What is interesting about this assessment is that he calls the open access situation a “disaster” on the basis of one very narrow measure: “How does it affect writing scientists?” By “writing scientists,” I mean what are usually called “principle investigators” (PIs), faculty who are busy running a lab and need publications for career advancement.

Two things.

First, most of the paragraph is concerned about how article processing charges affect scientists without grants who need to publish. I emphasize “charges” because, as I have said before, we need to separate open access – a description of who can read scientific articles – from the business models used to support open access. McGill is complaining about the latter, and isn’t addressing the former.

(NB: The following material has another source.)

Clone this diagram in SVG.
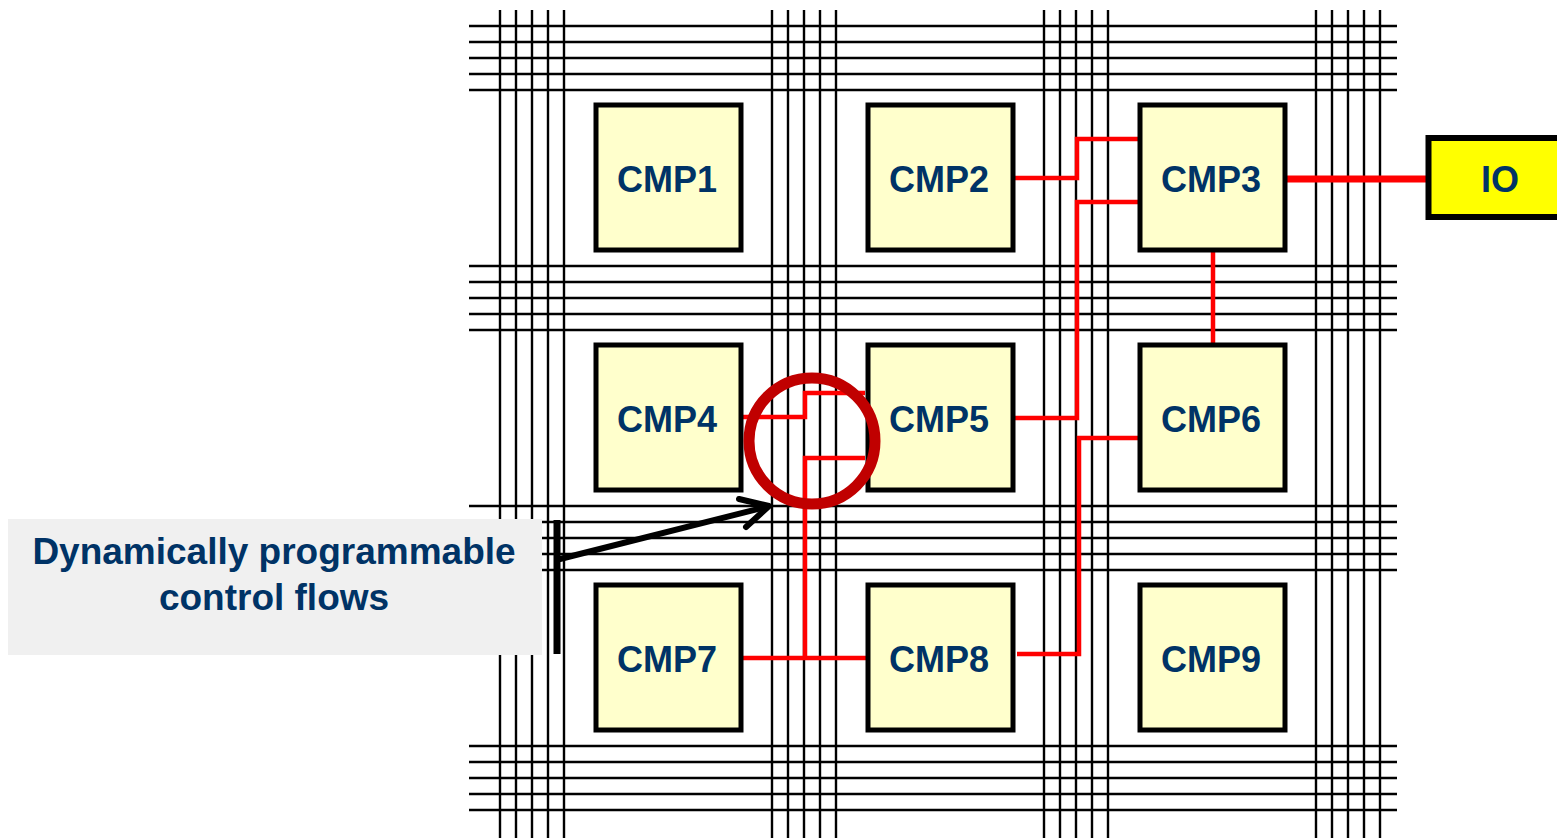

I do agree that many researchers have unrealistic expectations about the costs of publication. I agree that there has not been enough discussion about alternative business models for open access.

Second, journal articles do not just exist merely for the benefit of scientists who need publications to get promotion or tenure. There are not only people who write articles, there are people who read journal articles. You should consider the sizable benefits of more people being able to read scientific papers before judging the success of open access.

Article processing charges do create barriers for researchers with limited resources. But the research of hypothetical African scientists is impeded by not being able to read the scientific literature, not just by being unable to publish in the scientific literature.

If we are concerned about African researcher not being able to pay article processing charges, should we not also be concerned about African researchers being able to buy journal articles or African research libraries being able to buy journal subscriptions?

I see increased ability to read the world’s scholarly literature as a good thing. I don’t see it as an unalloyed good that must be pursued above all else. But it should be in the mix as we’re taking stock of open access.